▶ Supplied records

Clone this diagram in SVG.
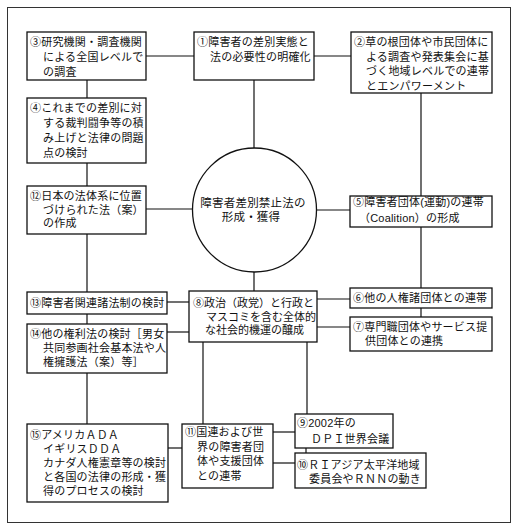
<svg xmlns="http://www.w3.org/2000/svg" width="519" height="528" viewBox="0 0 519 528">
<style>
.b{fill:#fff;stroke:#111;stroke-width:1.3}
.c line{stroke:#111;stroke-width:1.2}
text{font-family:"Liberation Sans","Noto Sans CJK JP",sans-serif;font-size:11px;letter-spacing:0.2px;fill:#111}
</style>
<rect x="0" y="0" width="519" height="528" fill="#fff"/>
<rect x="7.5" y="7.5" width="503" height="515" fill="none" stroke="#333" stroke-width="1"/>
<g id="connectors" class="c">
<line x1="146" y1="56" x2="194" y2="56"/>
<line x1="314" y1="56" x2="351" y2="56"/>
<line x1="87" y1="80" x2="87" y2="98"/>
<line x1="87" y1="163" x2="87" y2="186"/>
<line x1="254" y1="80" x2="254" y2="148"/>
<line x1="421" y1="93" x2="421" y2="196"/>
<line x1="146" y1="209" x2="192.5" y2="209"/>
<line x1="316.5" y1="210" x2="350" y2="210"/>
<line x1="87" y1="234" x2="87" y2="292"/>
<line x1="254" y1="272" x2="254" y2="291"/>
<line x1="421" y1="227" x2="421" y2="288"/>
<line x1="167" y1="302" x2="189" y2="302"/>
<line x1="317" y1="299" x2="350" y2="299"/>
<line x1="421" y1="308" x2="421" y2="317"/>
<line x1="317" y1="327" x2="350" y2="327"/>
<line x1="87" y1="314" x2="87" y2="324"/>
<line x1="167" y1="332" x2="189" y2="332"/>
<line x1="87" y1="373" x2="87" y2="424"/>
<line x1="203" y1="342" x2="203" y2="424"/>
<line x1="307" y1="342" x2="307" y2="414"/>
<line x1="168" y1="448" x2="182" y2="448"/>
<line x1="273" y1="432" x2="295" y2="432"/>
<line x1="306" y1="448" x2="306" y2="453"/>
<line x1="273" y1="463" x2="295" y2="463"/>
</g>
<g id="center">
<circle cx="254.5" cy="210" r="62" fill="#fff" stroke="#111" stroke-width="1.3"/>
<text x="253" y="207" text-anchor="middle" style="font-size:11.5px">障害者差別禁止法の</text>
<text x="251" y="221" text-anchor="middle" style="font-size:11.5px">形成・獲得</text>
</g>
<g id="n1">
<rect class="b" x="194" y="32" width="120" height="48"/>
<text x="197" y="46">①障害者の差別実態と</text>
<text x="210" y="61">法の必要性の明確化</text>
</g>
<g id="n2">
<rect class="b" x="351" y="32" width="141" height="61"/>
<text x="354" y="46">②草の根団体や市民団体に</text>
<text x="366" y="60.5">よる調査や発表集会に基</text>
<text x="366" y="75">づく地域レベルでの連帯</text>
<text x="366" y="89.5">とエンパワーメント</text>
</g>
<g id="n3">
<rect class="b" x="27" y="32" width="119" height="48"/>
<text x="30" y="46">③研究機関・調査機関</text>
<text x="43" y="61">による全国レベルで</text>
<text x="43" y="76">の調査</text>
</g>
<g id="n4">
<rect class="b" x="27" y="98" width="119" height="65"/>
<text x="30" y="112">④これまでの差別に対</text>
<text x="43" y="127">する裁判闘争等の積</text>
<text x="43" y="142">み上げと法律の問題</text>
<text x="43" y="157">点の検討</text>
</g>
<g id="n5">
<rect class="b" x="350" y="196" width="142" height="31"/>
<text x="353" y="206">⑤障害者団体(運動)の連帯</text>
<text x="359" y="222">（Coalition）の形成</text>
</g>
<g id="n6">
<rect class="b" x="350" y="288" width="142" height="20"/>
<text x="353" y="302">⑥他の人権諸団体との連帯</text>
</g>
<g id="n7">
<rect class="b" x="350" y="317" width="142" height="34"/>
<text x="353" y="331">⑦専門職団体やサービス提</text>
<text x="365" y="345">供団体との連携</text>
</g>
<g id="n8">
<rect class="b" x="189" y="291" width="128" height="51"/>
<text x="193" y="307" style="letter-spacing:0">⑧政治（政党）と行政と</text>
<text x="206" y="320.5" style="letter-spacing:0">マスコミを含む全体的</text>
<text x="205" y="334" style="letter-spacing:0">な社会的機運の醸成</text>
</g>
<g id="n9">
<rect class="b" x="295" y="414" width="98" height="34"/>
<text x="297" y="427">⑨2002年の</text>
<text x="311" y="443">ＤＰＩ世界会議</text>
</g>
<g id="n10">
<rect class="b" x="295" y="453" width="131" height="35"/>
<text x="297" y="468.5">⑩ＲＩアジア太平洋地域</text>
<text x="309" y="482.5">委員会やＲＮＮの動き</text>
</g>
<g id="n11">
<rect class="b" x="182" y="424" width="91" height="64"/>
<text x="185" y="436">⑪国連および世</text>
<text x="197" y="450.5">界の障害者団</text>
<text x="197" y="465">体や支援団体</text>
<text x="197" y="479.5">との連帯</text>
</g>
<g id="n12">
<rect class="b" x="27" y="186" width="119" height="48"/>
<text x="30" y="200">⑫日本の法体系に位置</text>
<text x="43" y="213.5">づけられた法（案）</text>
<text x="43" y="227">の作成</text>
</g>
<g id="n13">
<rect class="b" x="27" y="292" width="140" height="22"/>
<text x="30" y="307">⑬障害者関連諸法制の検討</text>
</g>
<g id="n14">
<rect class="b" x="27" y="324" width="140" height="49"/>
<text x="30" y="338">⑭他の権利法の検討［男女</text>
<text x="43" y="352">共同参画社会基本法や人</text>
<text x="43" y="366">権擁護法（案）等］</text>
</g>
<g id="n15">
<rect class="b" x="27" y="424" width="141" height="78"/>
<text x="30" y="439">⑮アメリカＡＤＡ</text>
<text x="43" y="453">イギリスＤＤＡ</text>
<text x="43" y="467">カナダ人権憲章等の検討</text>
<text x="43" y="481">と各国の法律の形成・獲</text>
<text x="43" y="495">得のプロセスの検討</text>
</g>
</svg>
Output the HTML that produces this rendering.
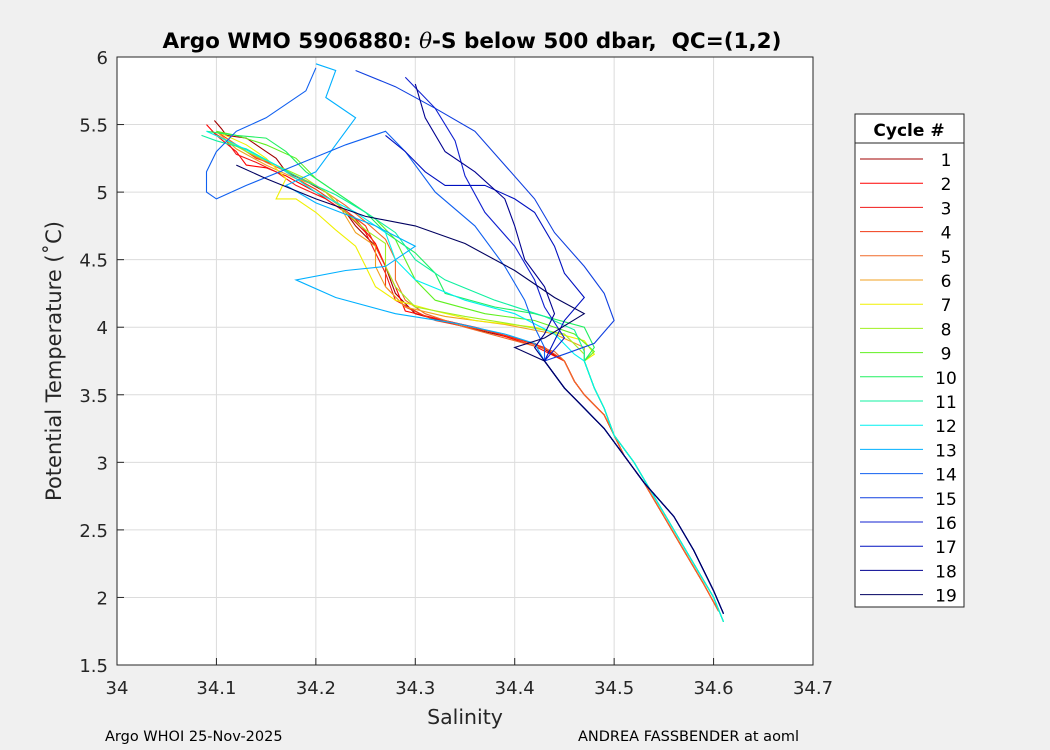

▶ What is asked
Transcribe the records above exactly as they appear, leaving out any pictures.

▶ Expected answer
Clone this diagram in SVG.
<svg xmlns="http://www.w3.org/2000/svg" width="519" height="528" viewBox="0 0 519 528">
<style>
.b{fill:#fff;stroke:#111;stroke-width:1.3}
.c line{stroke:#111;stroke-width:1.2}
text{font-family:"Liberation Sans","Noto Sans CJK JP",sans-serif;font-size:11px;letter-spacing:0.2px;fill:#111}
</style>
<rect x="0" y="0" width="519" height="528" fill="#fff"/>
<rect x="7.5" y="7.5" width="503" height="515" fill="none" stroke="#333" stroke-width="1"/>
<g id="connectors" class="c">
<line x1="146" y1="56" x2="194" y2="56"/>
<line x1="314" y1="56" x2="351" y2="56"/>
<line x1="87" y1="80" x2="87" y2="98"/>
<line x1="87" y1="163" x2="87" y2="186"/>
<line x1="254" y1="80" x2="254" y2="148"/>
<line x1="421" y1="93" x2="421" y2="196"/>
<line x1="146" y1="209" x2="192.5" y2="209"/>
<line x1="316.5" y1="210" x2="350" y2="210"/>
<line x1="87" y1="234" x2="87" y2="292"/>
<line x1="254" y1="272" x2="254" y2="291"/>
<line x1="421" y1="227" x2="421" y2="288"/>
<line x1="167" y1="302" x2="189" y2="302"/>
<line x1="317" y1="299" x2="350" y2="299"/>
<line x1="421" y1="308" x2="421" y2="317"/>
<line x1="317" y1="327" x2="350" y2="327"/>
<line x1="87" y1="314" x2="87" y2="324"/>
<line x1="167" y1="332" x2="189" y2="332"/>
<line x1="87" y1="373" x2="87" y2="424"/>
<line x1="203" y1="342" x2="203" y2="424"/>
<line x1="307" y1="342" x2="307" y2="414"/>
<line x1="168" y1="448" x2="182" y2="448"/>
<line x1="273" y1="432" x2="295" y2="432"/>
<line x1="306" y1="448" x2="306" y2="453"/>
<line x1="273" y1="463" x2="295" y2="463"/>
</g>
<g id="center">
<circle cx="254.5" cy="210" r="62" fill="#fff" stroke="#111" stroke-width="1.3"/>
<text x="253" y="207" text-anchor="middle" style="font-size:11.5px">障害者差別禁止法の</text>
<text x="251" y="221" text-anchor="middle" style="font-size:11.5px">形成・獲得</text>
</g>
<g id="n1">
<rect class="b" x="194" y="32" width="120" height="48"/>
<text x="197" y="46">①障害者の差別実態と</text>
<text x="210" y="61">法の必要性の明確化</text>
</g>
<g id="n2">
<rect class="b" x="351" y="32" width="141" height="61"/>
<text x="354" y="46">②草の根団体や市民団体に</text>
<text x="366" y="60.5">よる調査や発表集会に基</text>
<text x="366" y="75">づく地域レベルでの連帯</text>
<text x="366" y="89.5">とエンパワーメント</text>
</g>
<g id="n3">
<rect class="b" x="27" y="32" width="119" height="48"/>
<text x="30" y="46">③研究機関・調査機関</text>
<text x="43" y="61">による全国レベルで</text>
<text x="43" y="76">の調査</text>
</g>
<g id="n4">
<rect class="b" x="27" y="98" width="119" height="65"/>
<text x="30" y="112">④これまでの差別に対</text>
<text x="43" y="127">する裁判闘争等の積</text>
<text x="43" y="142">み上げと法律の問題</text>
<text x="43" y="157">点の検討</text>
</g>
<g id="n5">
<rect class="b" x="350" y="196" width="142" height="31"/>
<text x="353" y="206">⑤障害者団体(運動)の連帯</text>
<text x="359" y="222">（Coalition）の形成</text>
</g>
<g id="n6">
<rect class="b" x="350" y="288" width="142" height="20"/>
<text x="353" y="302">⑥他の人権諸団体との連帯</text>
</g>
<g id="n7">
<rect class="b" x="350" y="317" width="142" height="34"/>
<text x="353" y="331">⑦専門職団体やサービス提</text>
<text x="365" y="345">供団体との連携</text>
</g>
<g id="n8">
<rect class="b" x="189" y="291" width="128" height="51"/>
<text x="193" y="307" style="letter-spacing:0">⑧政治（政党）と行政と</text>
<text x="206" y="320.5" style="letter-spacing:0">マスコミを含む全体的</text>
<text x="205" y="334" style="letter-spacing:0">な社会的機運の醸成</text>
</g>
<g id="n9">
<rect class="b" x="295" y="414" width="98" height="34"/>
<text x="297" y="427">⑨2002年の</text>
<text x="311" y="443">ＤＰＩ世界会議</text>
</g>
<g id="n10">
<rect class="b" x="295" y="453" width="131" height="35"/>
<text x="297" y="468.5">⑩ＲＩアジア太平洋地域</text>
<text x="309" y="482.5">委員会やＲＮＮの動き</text>
</g>
<g id="n11">
<rect class="b" x="182" y="424" width="91" height="64"/>
<text x="185" y="436">⑪国連および世</text>
<text x="197" y="450.5">界の障害者団</text>
<text x="197" y="465">体や支援団体</text>
<text x="197" y="479.5">との連帯</text>
</g>
<g id="n12">
<rect class="b" x="27" y="186" width="119" height="48"/>
<text x="30" y="200">⑫日本の法体系に位置</text>
<text x="43" y="213.5">づけられた法（案）</text>
<text x="43" y="227">の作成</text>
</g>
<g id="n13">
<rect class="b" x="27" y="292" width="140" height="22"/>
<text x="30" y="307">⑬障害者関連諸法制の検討</text>
</g>
<g id="n14">
<rect class="b" x="27" y="324" width="140" height="49"/>
<text x="30" y="338">⑭他の権利法の検討［男女</text>
<text x="43" y="352">共同参画社会基本法や人</text>
<text x="43" y="366">権擁護法（案）等］</text>
</g>
<g id="n15">
<rect class="b" x="27" y="424" width="141" height="78"/>
<text x="30" y="439">⑮アメリカＡＤＡ</text>
<text x="43" y="453">イギリスＤＤＡ</text>
<text x="43" y="467">カナダ人権憲章等の検討</text>
<text x="43" y="481">と各国の法律の形成・獲</text>
<text x="43" y="495">得のプロセスの検討</text>
</g>
</svg>
Output the HTML that produces this rendering.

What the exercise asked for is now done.